### PROBLEM
Leave out the pictures, and return only the lines running from the one that contains "Generate a Python" to the one that contains "y_ticks = [0, 10, 20, 30, 40]", both included, exactly as they appear.

### RECORDED INFORMATION
● ● ●

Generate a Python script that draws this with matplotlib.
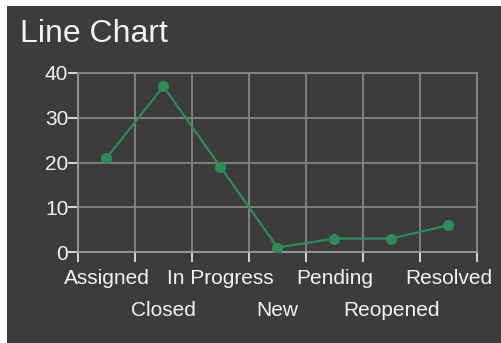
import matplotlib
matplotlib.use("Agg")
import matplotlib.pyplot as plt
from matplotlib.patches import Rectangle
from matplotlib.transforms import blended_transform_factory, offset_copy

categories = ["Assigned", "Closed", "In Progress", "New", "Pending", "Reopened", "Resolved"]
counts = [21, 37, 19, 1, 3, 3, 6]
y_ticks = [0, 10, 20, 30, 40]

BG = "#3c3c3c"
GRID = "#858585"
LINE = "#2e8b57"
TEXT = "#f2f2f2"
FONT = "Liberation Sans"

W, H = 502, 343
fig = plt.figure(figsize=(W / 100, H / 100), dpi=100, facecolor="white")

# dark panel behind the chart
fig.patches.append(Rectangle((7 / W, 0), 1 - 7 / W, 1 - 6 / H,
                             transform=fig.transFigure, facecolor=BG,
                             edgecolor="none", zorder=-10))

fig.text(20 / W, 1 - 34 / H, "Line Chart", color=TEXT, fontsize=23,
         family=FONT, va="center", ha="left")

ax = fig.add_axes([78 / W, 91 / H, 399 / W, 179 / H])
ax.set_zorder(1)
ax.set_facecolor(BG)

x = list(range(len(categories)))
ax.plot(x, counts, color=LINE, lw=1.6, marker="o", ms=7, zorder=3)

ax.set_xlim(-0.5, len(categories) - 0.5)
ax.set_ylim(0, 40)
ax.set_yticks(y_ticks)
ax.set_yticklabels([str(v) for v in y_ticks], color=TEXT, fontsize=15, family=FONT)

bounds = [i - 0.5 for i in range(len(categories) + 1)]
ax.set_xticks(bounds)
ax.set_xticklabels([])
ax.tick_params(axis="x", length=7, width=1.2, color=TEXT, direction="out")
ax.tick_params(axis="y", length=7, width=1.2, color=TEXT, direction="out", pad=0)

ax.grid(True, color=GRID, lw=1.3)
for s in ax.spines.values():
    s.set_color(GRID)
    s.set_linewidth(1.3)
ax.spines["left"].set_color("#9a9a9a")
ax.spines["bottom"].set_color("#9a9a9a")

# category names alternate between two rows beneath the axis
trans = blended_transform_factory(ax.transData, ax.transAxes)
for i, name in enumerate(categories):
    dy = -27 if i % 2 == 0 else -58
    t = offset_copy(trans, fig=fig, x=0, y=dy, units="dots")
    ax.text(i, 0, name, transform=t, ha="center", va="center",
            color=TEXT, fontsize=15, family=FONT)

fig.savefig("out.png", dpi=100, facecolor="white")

● ● ●

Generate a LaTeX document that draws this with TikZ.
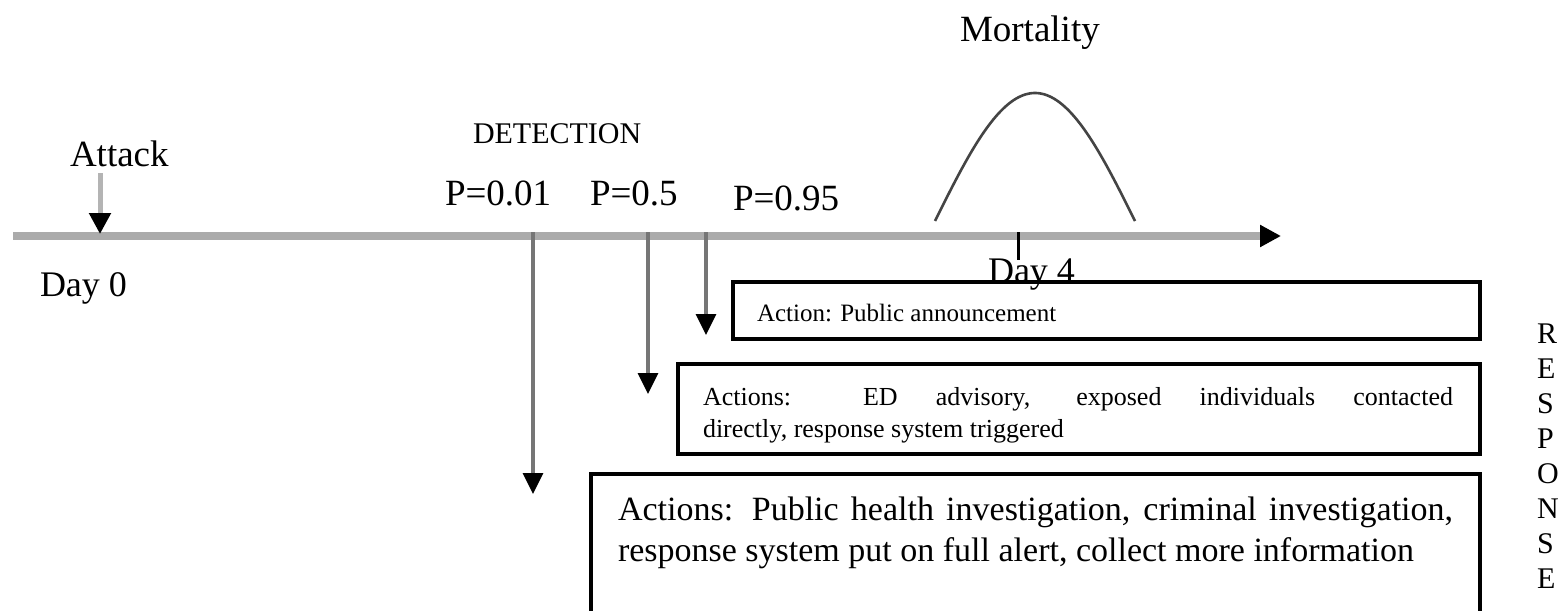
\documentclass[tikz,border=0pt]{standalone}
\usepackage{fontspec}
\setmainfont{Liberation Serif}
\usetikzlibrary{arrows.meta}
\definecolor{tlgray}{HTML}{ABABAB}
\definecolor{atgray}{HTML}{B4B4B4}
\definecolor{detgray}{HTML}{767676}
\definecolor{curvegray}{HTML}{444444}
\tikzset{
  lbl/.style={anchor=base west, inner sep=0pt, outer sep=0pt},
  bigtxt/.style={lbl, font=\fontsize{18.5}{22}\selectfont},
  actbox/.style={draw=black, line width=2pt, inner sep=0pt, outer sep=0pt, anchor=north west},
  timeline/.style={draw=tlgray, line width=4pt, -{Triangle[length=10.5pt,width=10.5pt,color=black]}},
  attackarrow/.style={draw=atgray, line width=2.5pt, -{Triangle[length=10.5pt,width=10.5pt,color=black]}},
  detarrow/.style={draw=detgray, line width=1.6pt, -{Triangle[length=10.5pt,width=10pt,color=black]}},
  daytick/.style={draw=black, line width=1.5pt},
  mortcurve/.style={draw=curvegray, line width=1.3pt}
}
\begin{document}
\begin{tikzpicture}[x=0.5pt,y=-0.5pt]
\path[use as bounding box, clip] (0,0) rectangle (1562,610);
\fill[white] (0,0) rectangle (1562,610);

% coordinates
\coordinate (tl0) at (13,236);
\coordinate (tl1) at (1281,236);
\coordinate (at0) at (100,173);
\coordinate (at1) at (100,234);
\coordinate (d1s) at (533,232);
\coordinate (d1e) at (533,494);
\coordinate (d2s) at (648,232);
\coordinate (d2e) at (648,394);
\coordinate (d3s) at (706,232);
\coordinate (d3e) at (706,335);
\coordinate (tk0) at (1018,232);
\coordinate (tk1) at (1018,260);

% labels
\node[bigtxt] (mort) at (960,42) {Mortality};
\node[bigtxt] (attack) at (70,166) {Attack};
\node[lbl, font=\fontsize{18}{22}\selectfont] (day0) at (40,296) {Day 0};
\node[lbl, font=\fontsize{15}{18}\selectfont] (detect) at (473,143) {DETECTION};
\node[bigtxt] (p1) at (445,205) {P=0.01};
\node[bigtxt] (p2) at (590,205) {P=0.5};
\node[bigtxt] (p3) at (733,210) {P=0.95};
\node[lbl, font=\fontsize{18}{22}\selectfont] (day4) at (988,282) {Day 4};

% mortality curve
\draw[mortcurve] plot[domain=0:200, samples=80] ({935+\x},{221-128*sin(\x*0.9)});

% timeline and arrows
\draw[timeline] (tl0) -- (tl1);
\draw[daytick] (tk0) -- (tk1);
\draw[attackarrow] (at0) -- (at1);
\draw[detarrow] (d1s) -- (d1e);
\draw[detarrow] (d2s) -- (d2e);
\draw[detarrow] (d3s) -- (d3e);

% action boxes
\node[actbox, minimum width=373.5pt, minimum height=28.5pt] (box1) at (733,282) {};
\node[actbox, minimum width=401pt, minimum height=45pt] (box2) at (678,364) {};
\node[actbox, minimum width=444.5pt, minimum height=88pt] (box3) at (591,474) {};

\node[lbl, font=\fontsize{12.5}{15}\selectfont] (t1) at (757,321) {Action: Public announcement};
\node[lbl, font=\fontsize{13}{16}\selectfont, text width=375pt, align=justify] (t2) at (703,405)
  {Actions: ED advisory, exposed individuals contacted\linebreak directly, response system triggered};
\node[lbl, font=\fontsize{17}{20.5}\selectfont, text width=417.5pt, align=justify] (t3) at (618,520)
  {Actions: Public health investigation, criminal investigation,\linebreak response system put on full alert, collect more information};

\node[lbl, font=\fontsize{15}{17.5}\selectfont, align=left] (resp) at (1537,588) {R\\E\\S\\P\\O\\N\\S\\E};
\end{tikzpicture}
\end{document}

● ● ●

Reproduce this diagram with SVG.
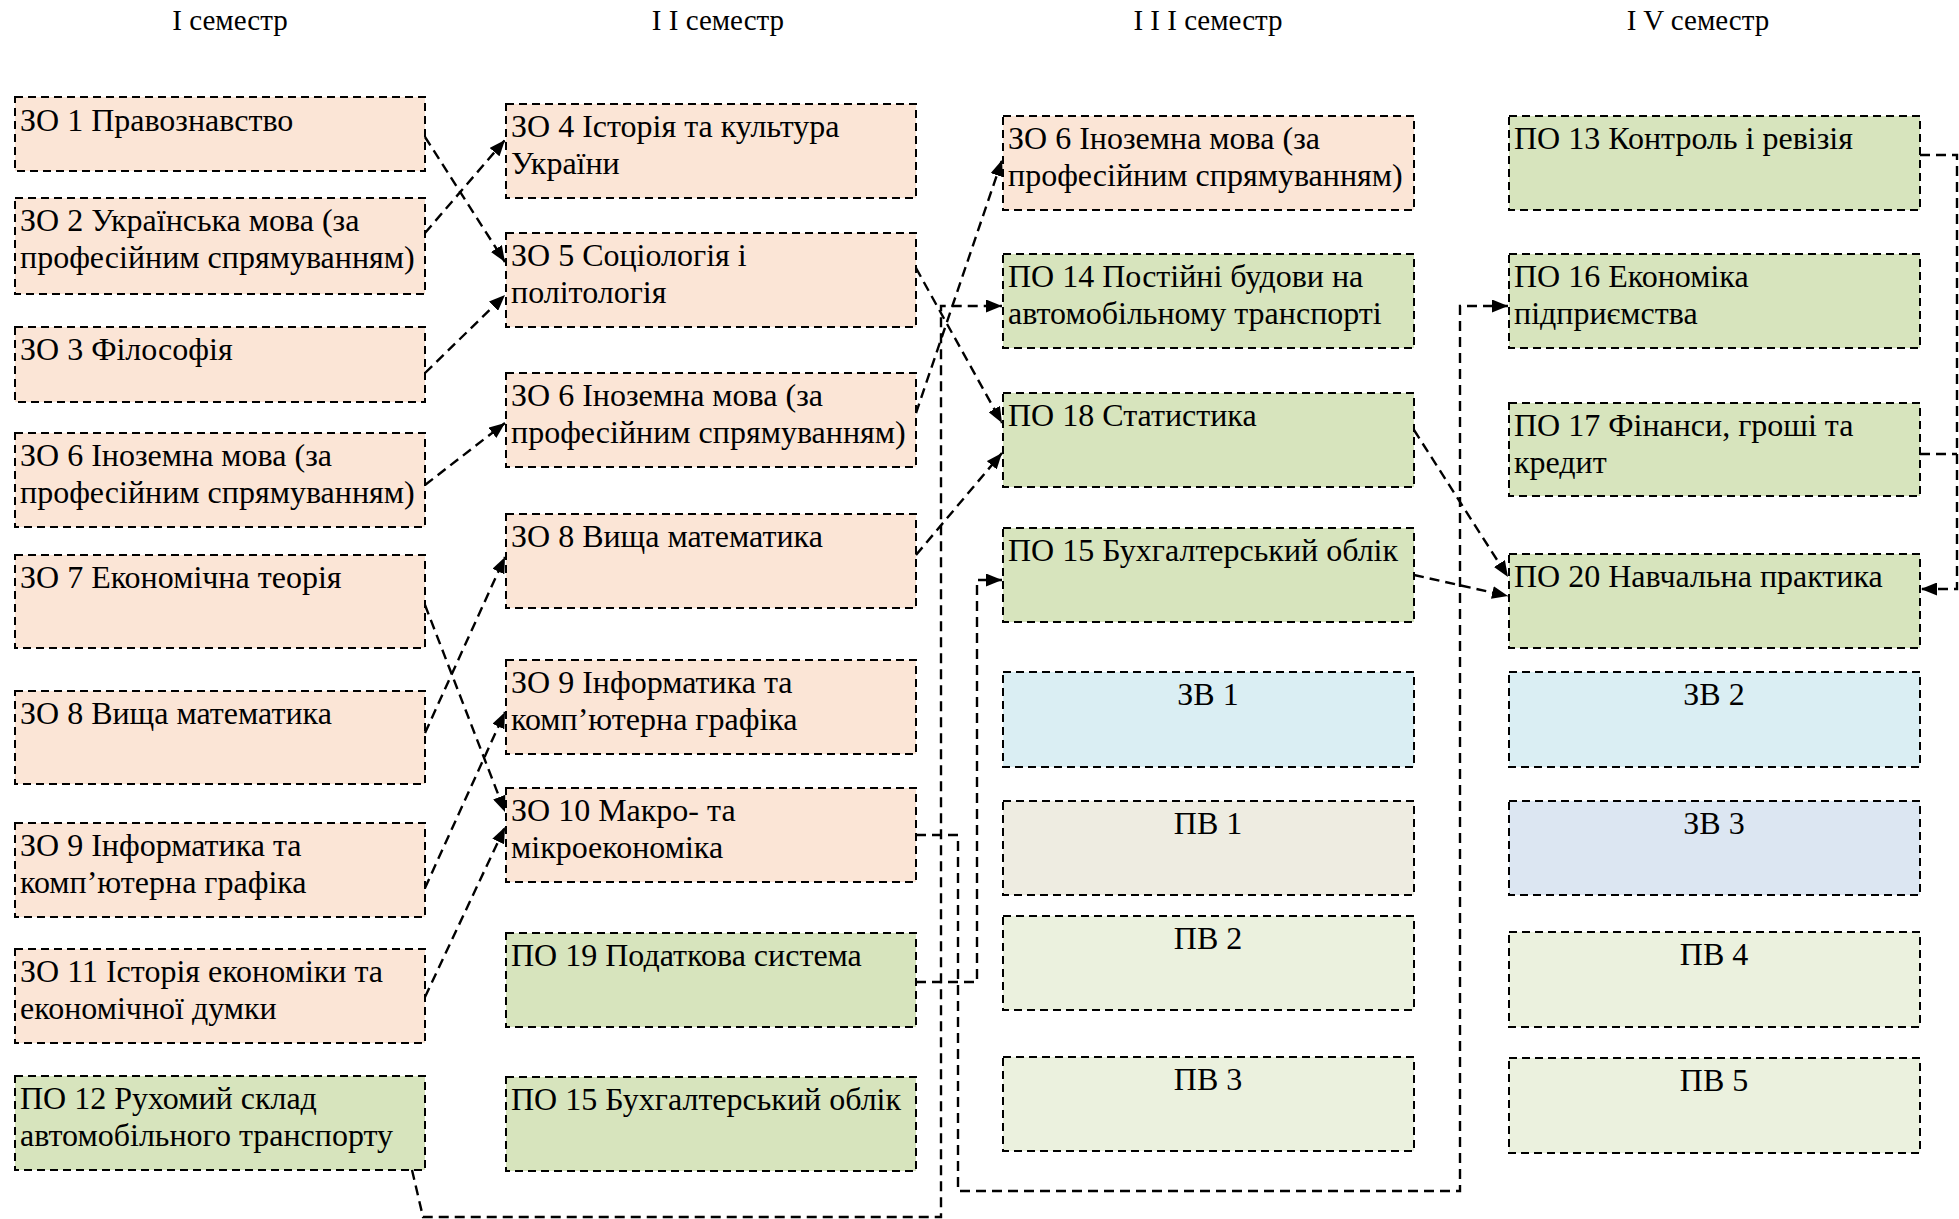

● ● ●

### COMPLETE OUTPUT
Generate a Python script that draws this with matplotlib.
import matplotlib
matplotlib.use("Agg")
import matplotlib.pyplot as plt
from matplotlib.patches import Rectangle
from matplotlib.transforms import blended_transform_factory, offset_copy

categories = ["Assigned", "Closed", "In Progress", "New", "Pending", "Reopened", "Resolved"]
counts = [21, 37, 19, 1, 3, 3, 6]
y_ticks = [0, 10, 20, 30, 40]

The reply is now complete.